The project is being produced by Spectrum Originals and Paramount Television Studios, and it’s being developed by Mann and The Son executive producer, Kevin Murphy. Mann and Murphy will write the series, and Murphy had this to say in a statement:
“The show centers on four accomplished women filmmakers who get dragged into the grotesque media circus surrounding a murder. Their careers are upended and they find themselves pushed out of the burgeoning Hollywood studio system, a system Paramount founder Adolph Zukor has been building by strong-arming independent producers and exhibitors ravaged by the Spanish Flu shutdown.”
Mann added:
“I believe this is a story about women in Hollywood and the resiliency of women in Hollywood. We wonder how we got to where we are today, well, this is the origin story of so much.”
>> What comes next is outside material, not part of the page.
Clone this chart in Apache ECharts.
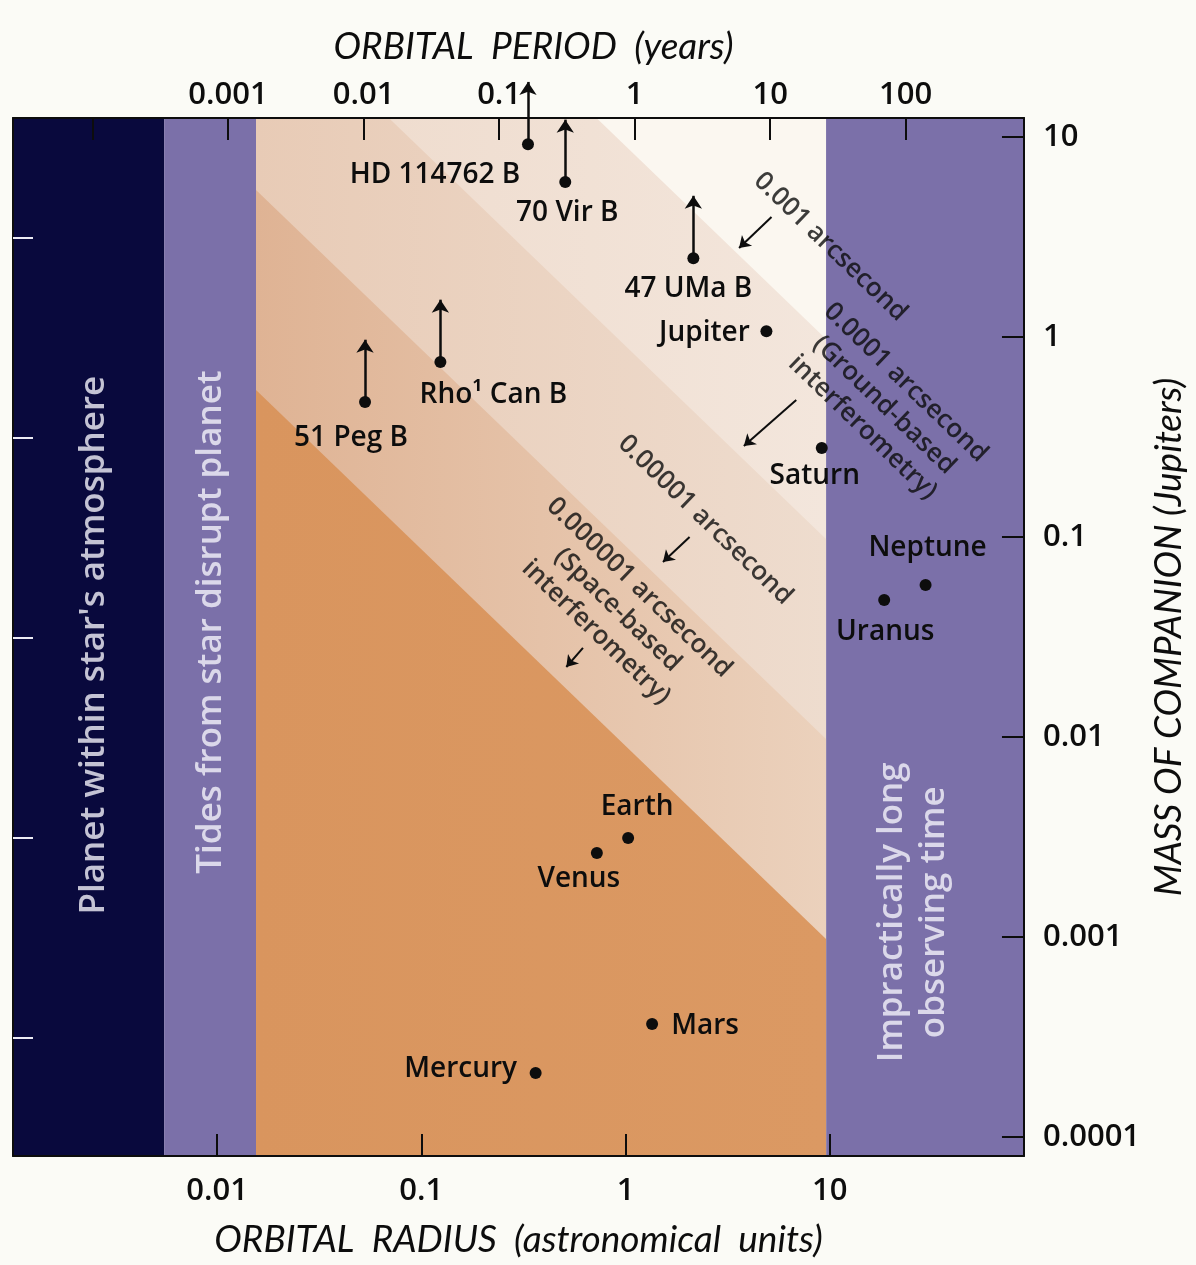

As someone who’s been fascinated with the history of Hollywood and the entertainment industry, this is a show that I’m looking forward to watching.
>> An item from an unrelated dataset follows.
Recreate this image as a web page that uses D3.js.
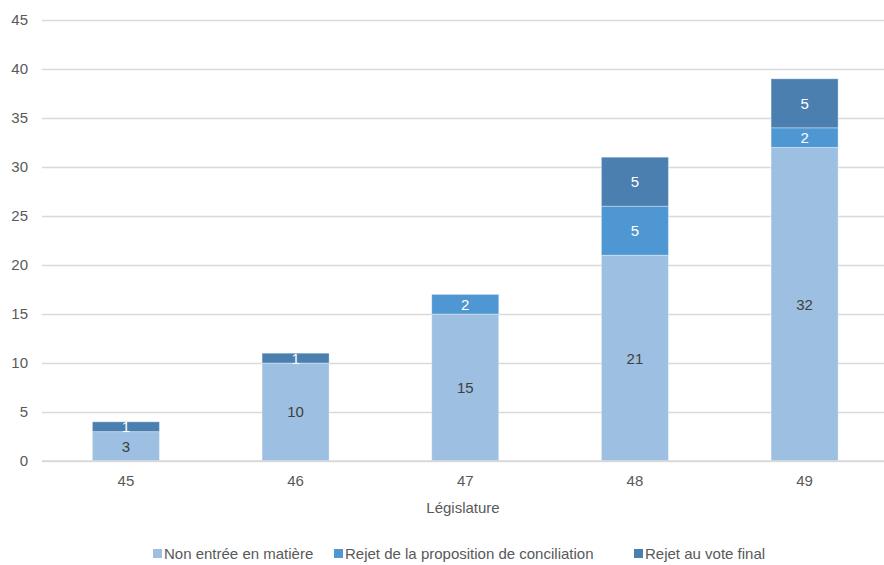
<!DOCTYPE html>
<html><head><meta charset="utf-8">
<script src="https://cdn.jsdelivr.net/npm/d3@7"></script>
<style>body{margin:0;background:#fff}svg{display:block}</style>
</head><body>
<script>
const categories = ["45","46","47","48","49"];
const seriesNames = ["Non entrée en matière","Rejet de la proposition de conciliation","Rejet au vote final"];
const nonEntree = [3,10,15,21,32];
const rejetConciliation = [0,0,2,5,2];
const rejetVoteFinal = [1,1,0,5,5];
const yTicks = [0,5,10,15,20,25,30,35,40,45];
const colors = ["#9dbfe1","#4f97d2","#4a7fb0"];
const labelColors = ["#404040","#ffffff","#ffffff"];

const W=884,H=565;
const svg=d3.select("body").append("svg").attr("width",W).attr("height",H);
const font="Liberation Sans, Arial, sans-serif";

const x=d3.scaleBand().domain(categories).range([41.5,889]).paddingInner(0.605).paddingOuter(0.3);
const y=d3.scaleLinear().domain([0,45]).range([461,20]);

// grid
const yAxis=d3.axisLeft(y).tickValues(yTicks).tickSize(-(884-42)).tickPadding(14);
const gy=svg.append("g").attr("transform","translate(42,0)").call(yAxis);
gy.select(".domain").remove();
gy.selectAll(".tick line").attr("stroke","#d9d9d9").attr("stroke-width",1.3);
gy.selectAll(".tick text").attr("font-family",font).attr("font-size",15).attr("fill","#595959");

const data=categories.map((c,i)=>({cat:c,vals:[nonEntree[i],rejetConciliation[i],rejetVoteFinal[i]]}));
const stack=d3.stack().keys([0,1,2]).value((d,k)=>d.vals[k]);
const series=stack(data);

series.forEach((s,k)=>{
  const g=svg.append("g");
  g.selectAll("rect").data(s.filter(d=>d[1]>d[0])).join("rect")
    .attr("x",d=>x(d.data.cat)).attr("width",x.bandwidth())
    .attr("y",d=>y(d[1])).attr("height",d=>y(d[0])-y(d[1]))
    .attr("fill",colors[k]).attr("stroke","#ffffff").attr("stroke-opacity",0.35).attr("stroke-width",1);
  g.selectAll("text").data(s.filter(d=>d[1]>d[0])).join("text")
    .attr("x",d=>x(d.data.cat)+x.bandwidth()/2)
    .attr("y",d=>(y(d[0])+y(d[1]))/2)
    .attr("dy","0.36em").attr("text-anchor","middle")
    .attr("font-family",font).attr("font-size",15).attr("fill",labelColors[k])
    .text(d=>d[1]-d[0]);
});

// baseline
svg.append("line").attr("x1",42).attr("x2",884).attr("y1",y(0)).attr("y2",y(0)).attr("stroke","#d9d9d9").attr("stroke-width",1.3);

// x axis
const xAxis=d3.axisBottom(x).tickSize(0).tickPadding(14);
const gx=svg.append("g").attr("transform",`translate(0,${y(0)})`).call(xAxis);
gx.select(".domain").remove();
gx.selectAll(".tick text").attr("font-family",font).attr("font-size",15).attr("fill","#595959");

svg.append("text").attr("x",463).attr("y",513).attr("text-anchor","middle")
  .attr("font-family",font).attr("font-size",15).attr("fill","#595959").text("Législature");

// legend
const legendX=[153,334,634];
const lg=svg.append("g");
seriesNames.forEach((n,k)=>{
  lg.append("rect").attr("x",legendX[k]).attr("y",549).attr("width",9).attr("height",9).attr("fill",colors[k]);
  lg.append("text").attr("x",legendX[k]+11).attr("y",558.5).attr("font-family",font).attr("font-size",15)
    .attr("fill","#595959").text(n);
});
</script>
</body></html>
Below you’ll find the full description form the book:
The Day of the Locust meets The Devil in the White City and Midnight in the Garden of Good and Evil in this juicy, untold Hollywood story: an addictive true tale of ambition, scandal, intrigue, murder, and the creation of the modern film industry.
By 1920, the movies had suddenly become America’s new favorite pastime, and one of the nation’s largest industries. Never before had a medium possessed such power to influence. Yet Hollywood’s glittering ascendency was threatened by a string of headline-grabbing tragedies—including the murder of William Desmond Taylor, the popular president of the Motion Picture Directors Association, a legendary crime that has remained unsolved until now.
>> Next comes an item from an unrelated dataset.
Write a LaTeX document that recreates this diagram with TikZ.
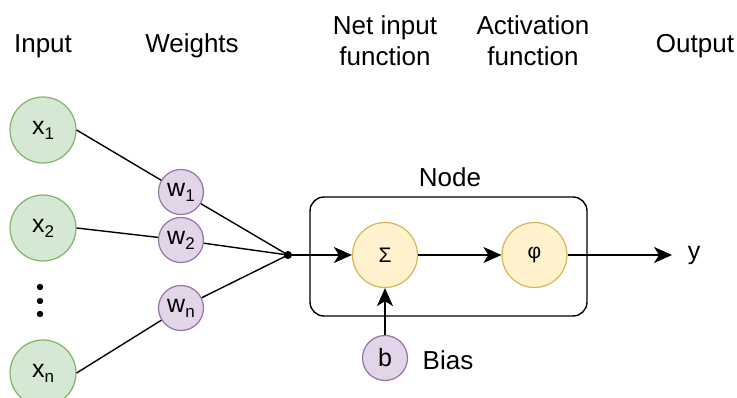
\documentclass[tikz,border=0pt]{standalone}
\usepackage{fontspec}
\setmainfont{Liberation Sans}
\usetikzlibrary{arrows.meta}
\definecolor{inpfill}{HTML}{D5E8D4}
\definecolor{inpline}{HTML}{82B366}
\definecolor{wgtfill}{HTML}{E1D5E7}
\definecolor{wgtline}{HTML}{9673A6}
\definecolor{fnfill}{HTML}{FFF2CC}
\definecolor{fnline}{HTML}{D6B656}
\newcommand\sbs[1]{\raisebox{-5pt}{\fontsize{17}{17}\selectfont #1}}
\tikzset {>={Stealth[length=18pt,width=16pt,inset=5pt]}}
\tikzset{
  hdr/.style={anchor=base,align=center,inner sep=0pt,font=\fontsize{26}{31}\selectfont},
  inp/.style={circle,draw=inpline,fill=inpfill,line width=1.2pt,minimum size=66pt,inner sep=0pt,font=\fontsize{25}{25}\selectfont},
  wgt/.style={circle,draw=wgtline,fill=wgtfill,line width=1.2pt,minimum size=45pt,inner sep=0pt,font=\fontsize{25}{25}\selectfont},
  fn/.style={circle,draw=fnline,fill=fnfill,line width=1.2pt,minimum size=65pt,inner sep=0pt,font=\fontsize{21}{21}\selectfont},
  nodebox/.style={draw,rounded corners=14pt,minimum width=277pt,minimum height=119pt,inner sep=0pt}
}

\begin{document}
\begin{tikzpicture}[x=1pt,y=-1pt,line width=1.4pt]
\useasboundingbox (0,0) rectangle (737,398);
% column titles
\node[hdr] (tInput) at (43,53) {Input};
\node[hdr] (tWeights) at (192,53) {Weights};
\node[hdr] (tNet) at (385,66) {Net input\\function};
\node[hdr] (tAct) at (533,66) {Activation\\function};
\node[hdr] (tOutput) at (695,53) {Output};
% inputs and weights
\node[inp] (x1) at (43,130) {x\sbs{1}};
\node[inp] (x2) at (43,228) {x\sbs{2}};
\node[inp] (xn) at (43,373) {x\sbs{n}};
\foreach \yy in {287,301,314} \fill (40,\yy) circle(3.2);
\node[wgt] (w1) at (181,192) {w\sbs{1}};
\node[wgt] (w2) at (181,240) {w\sbs{2}};
\node[wgt] (wn) at (181,308) {w\sbs{n}};
\coordinate (jn) at (288,255);
\fill (jn) circle(4);
% the node
\node[nodebox] (box) at (448.5,256.5) {};
\node[hdr] (tNode) at (450,187) {Node};
\node[fn] (sum) at (385,255) {Σ};
\node[fn] (act) at (534.5,255) {φ};
\node[wgt] (b) at (385,358) {b};
\node[hdr,anchor=west] (tBias) at (422,360) {Bias};
\node[font=\fontsize{25}{25}\selectfont,inner xsep=15pt,inner ysep=0pt] (yout) at (694,255) {y};
% connectors
\draw (x1.east) -- (w1) -- (jn);
\draw (x2.east) -- (w2) -- (jn);
\draw (xn.east) -- (wn) -- (jn);
\draw[->] (jn) -- (sum);
\draw[->] (sum) -- (act);
\draw[->] (act) -- (yout);
\draw[->] (b) -- (sum);
\end{tikzpicture}
\end{document}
In a fiendishly involving narrative, bestselling Hollywood chronicler William J. Mann draws on a rich host of sources, including recently released FBI files, to unpack the story of the enigmatic Taylor and the diverse cast that surrounded him—including three beautiful, ambitious actresses; a grasping stage mother; a devoted valet; and a gang of two-bit thugs, any of whom might have fired the fatal bullet. And overseeing this entire landscape of intrigue was Adolph Zukor, the brilliant and ruthless founder of Paramount, locked in a struggle for control of the industry and desperate to conceal the truth about the crime. Along the way, Mann brings to life Los Angeles in the Roaring Twenties: a sparkling yet schizophrenic town filled with party girls, drug dealers, religious zealots, newly-minted legends and starlets already past their prime—a dangerous place where the powerful could still run afoul of the desperate.
A true story recreated with the suspense of a novel, Tinseltown is the work of a storyteller at the peak of his powers—and the solution to a crime that has stumped detectives and historians for nearly a century.